## Problem requirements
Within the records that follow, restate exactly the lines from the line with "What TikZ code" down to the line with "(fork) -| (api.north);", including both. Omit the pictures.

## Input records
○ ○ ○ ○ ○ ○ ○

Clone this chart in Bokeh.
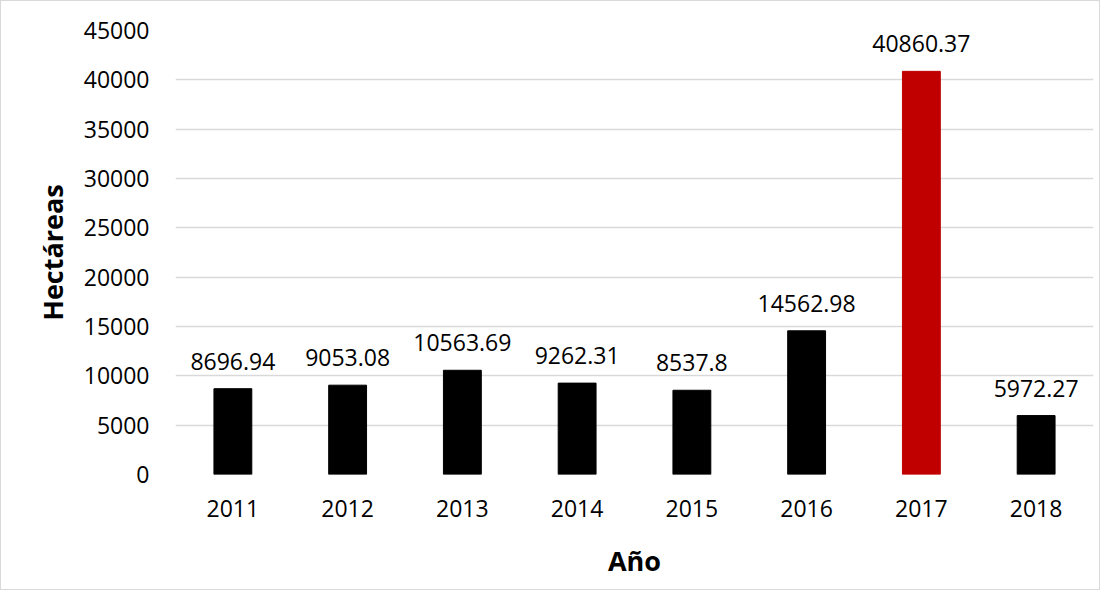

○ ○ ○ ○ ○ ○ ○

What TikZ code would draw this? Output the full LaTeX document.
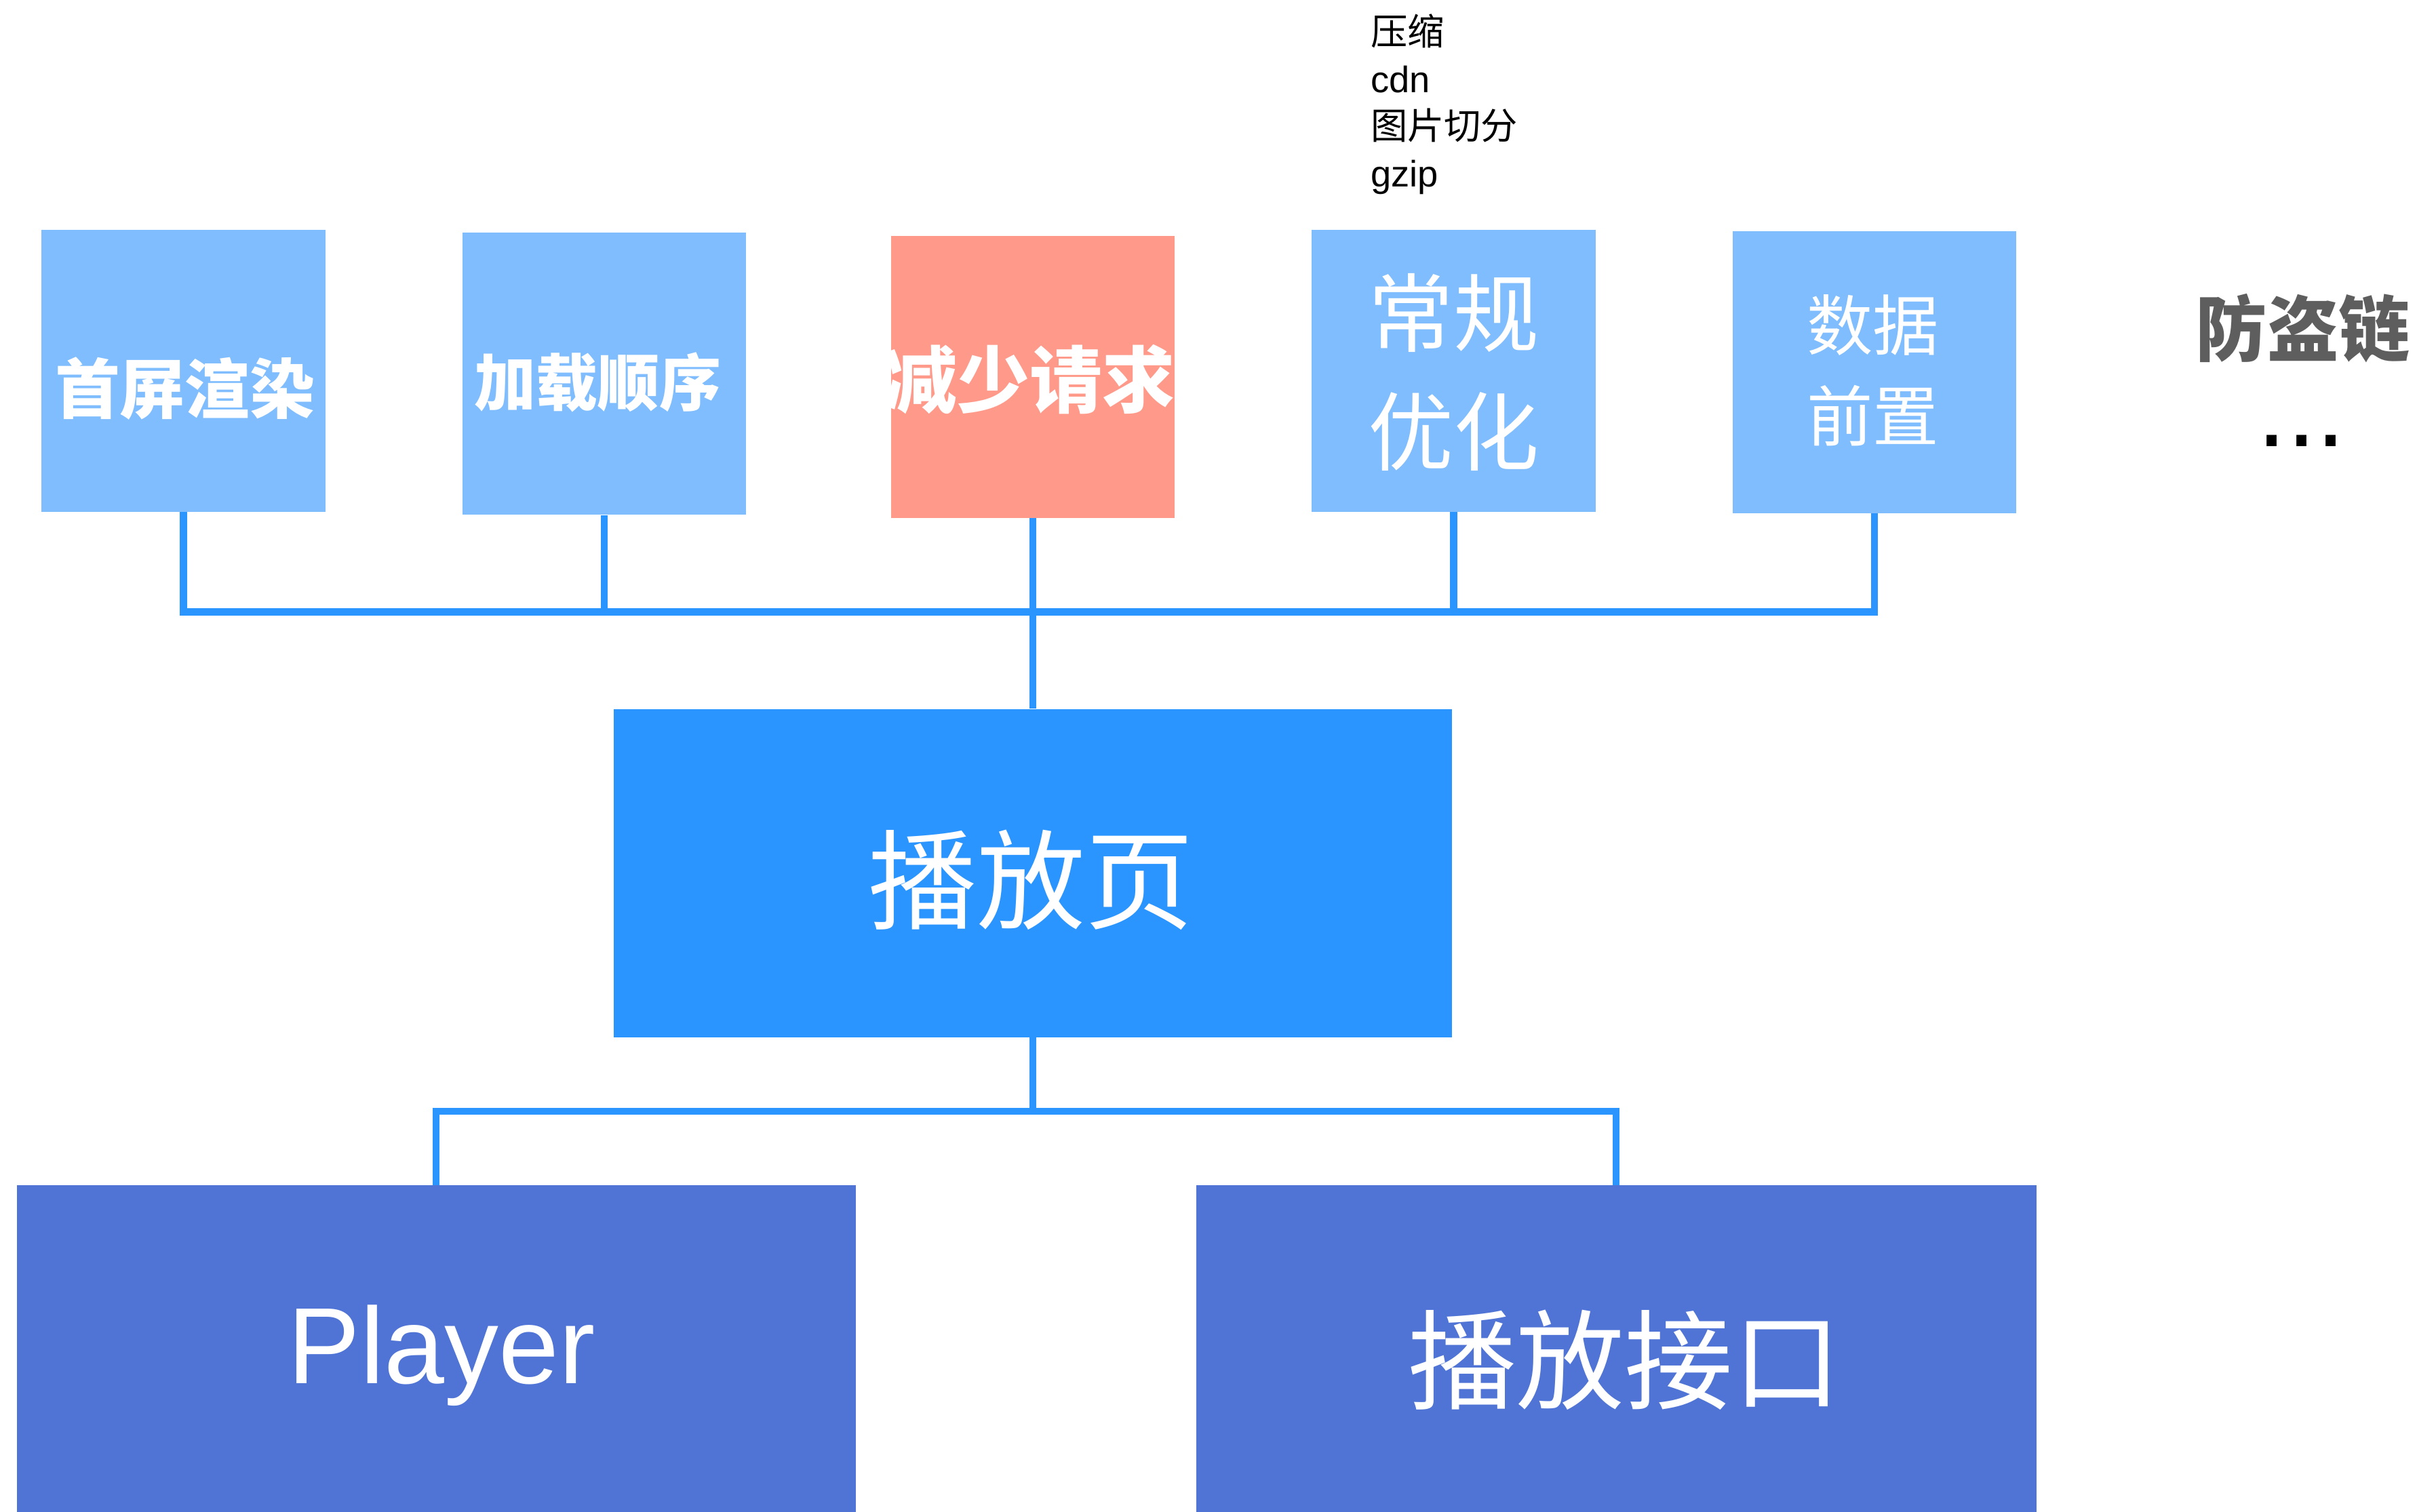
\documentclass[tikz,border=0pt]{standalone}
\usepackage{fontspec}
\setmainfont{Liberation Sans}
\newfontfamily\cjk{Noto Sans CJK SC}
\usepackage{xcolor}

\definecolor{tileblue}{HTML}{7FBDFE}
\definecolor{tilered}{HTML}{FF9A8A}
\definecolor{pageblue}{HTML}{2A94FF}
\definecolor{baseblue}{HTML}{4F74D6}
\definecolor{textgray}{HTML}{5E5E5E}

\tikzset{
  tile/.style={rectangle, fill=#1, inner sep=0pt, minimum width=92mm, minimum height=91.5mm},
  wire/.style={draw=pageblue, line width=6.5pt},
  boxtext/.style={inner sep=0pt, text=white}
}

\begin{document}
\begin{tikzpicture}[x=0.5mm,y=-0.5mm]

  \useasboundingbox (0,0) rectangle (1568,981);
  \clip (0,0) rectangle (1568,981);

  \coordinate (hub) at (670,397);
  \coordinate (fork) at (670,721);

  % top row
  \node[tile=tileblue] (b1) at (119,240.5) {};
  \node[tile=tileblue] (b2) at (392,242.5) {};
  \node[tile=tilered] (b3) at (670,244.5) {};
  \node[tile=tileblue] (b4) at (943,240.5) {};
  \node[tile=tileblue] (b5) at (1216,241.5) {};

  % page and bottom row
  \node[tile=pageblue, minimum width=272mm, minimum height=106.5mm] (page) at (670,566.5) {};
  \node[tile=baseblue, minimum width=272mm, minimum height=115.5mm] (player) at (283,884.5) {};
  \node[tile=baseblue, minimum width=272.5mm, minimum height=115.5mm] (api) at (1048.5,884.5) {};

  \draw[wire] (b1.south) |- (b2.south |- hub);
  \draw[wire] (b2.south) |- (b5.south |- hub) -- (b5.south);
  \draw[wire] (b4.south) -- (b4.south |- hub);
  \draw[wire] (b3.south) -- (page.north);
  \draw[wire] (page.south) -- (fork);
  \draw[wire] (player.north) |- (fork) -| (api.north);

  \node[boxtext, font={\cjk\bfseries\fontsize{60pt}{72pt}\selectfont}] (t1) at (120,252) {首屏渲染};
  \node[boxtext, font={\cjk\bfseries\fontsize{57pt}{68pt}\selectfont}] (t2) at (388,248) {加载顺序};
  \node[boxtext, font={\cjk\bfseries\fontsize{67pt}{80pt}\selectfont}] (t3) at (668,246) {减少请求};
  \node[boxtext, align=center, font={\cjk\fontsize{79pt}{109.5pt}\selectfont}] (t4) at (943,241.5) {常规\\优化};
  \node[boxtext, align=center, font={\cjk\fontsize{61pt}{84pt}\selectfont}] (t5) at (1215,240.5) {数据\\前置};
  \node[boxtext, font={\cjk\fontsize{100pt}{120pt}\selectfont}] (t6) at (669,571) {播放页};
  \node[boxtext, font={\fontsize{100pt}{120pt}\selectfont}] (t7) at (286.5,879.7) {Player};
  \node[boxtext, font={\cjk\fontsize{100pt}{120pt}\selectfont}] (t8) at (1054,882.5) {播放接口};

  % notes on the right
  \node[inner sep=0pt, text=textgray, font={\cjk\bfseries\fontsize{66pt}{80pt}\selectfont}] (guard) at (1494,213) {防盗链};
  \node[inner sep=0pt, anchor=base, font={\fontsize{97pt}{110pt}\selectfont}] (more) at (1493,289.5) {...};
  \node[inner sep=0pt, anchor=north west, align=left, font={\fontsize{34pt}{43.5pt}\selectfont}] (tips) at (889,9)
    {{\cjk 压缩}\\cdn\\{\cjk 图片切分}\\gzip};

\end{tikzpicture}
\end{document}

○ ○ ○ ○ ○ ○ ○

## Reply to the exercise
What TikZ code would draw this? Output the full LaTeX document.
\documentclass[tikz,border=0pt]{standalone}
\usepackage{fontspec}
\setmainfont{Liberation Sans}
\newfontfamily\cjk{Noto Sans CJK SC}
\usepackage{xcolor}

\definecolor{tileblue}{HTML}{7FBDFE}
\definecolor{tilered}{HTML}{FF9A8A}
\definecolor{pageblue}{HTML}{2A94FF}
\definecolor{baseblue}{HTML}{4F74D6}
\definecolor{textgray}{HTML}{5E5E5E}

\tikzset{
  tile/.style={rectangle, fill=#1, inner sep=0pt, minimum width=92mm, minimum height=91.5mm},
  wire/.style={draw=pageblue, line width=6.5pt},
  boxtext/.style={inner sep=0pt, text=white}
}

\begin{document}
\begin{tikzpicture}[x=0.5mm,y=-0.5mm]

  \useasboundingbox (0,0) rectangle (1568,981);
  \clip (0,0) rectangle (1568,981);

  \coordinate (hub) at (670,397);
  \coordinate (fork) at (670,721);

  % top row
  \node[tile=tileblue] (b1) at (119,240.5) {};
  \node[tile=tileblue] (b2) at (392,242.5) {};
  \node[tile=tilered] (b3) at (670,244.5) {};
  \node[tile=tileblue] (b4) at (943,240.5) {};
  \node[tile=tileblue] (b5) at (1216,241.5) {};

  % page and bottom row
  \node[tile=pageblue, minimum width=272mm, minimum height=106.5mm] (page) at (670,566.5) {};
  \node[tile=baseblue, minimum width=272mm, minimum height=115.5mm] (player) at (283,884.5) {};
  \node[tile=baseblue, minimum width=272.5mm, minimum height=115.5mm] (api) at (1048.5,884.5) {};

  \draw[wire] (b1.south) |- (b2.south |- hub);
  \draw[wire] (b2.south) |- (b5.south |- hub) -- (b5.south);
  \draw[wire] (b4.south) -- (b4.south |- hub);
  \draw[wire] (b3.south) -- (page.north);
  \draw[wire] (page.south) -- (fork);
  \draw[wire] (player.north) |- (fork) -| (api.north);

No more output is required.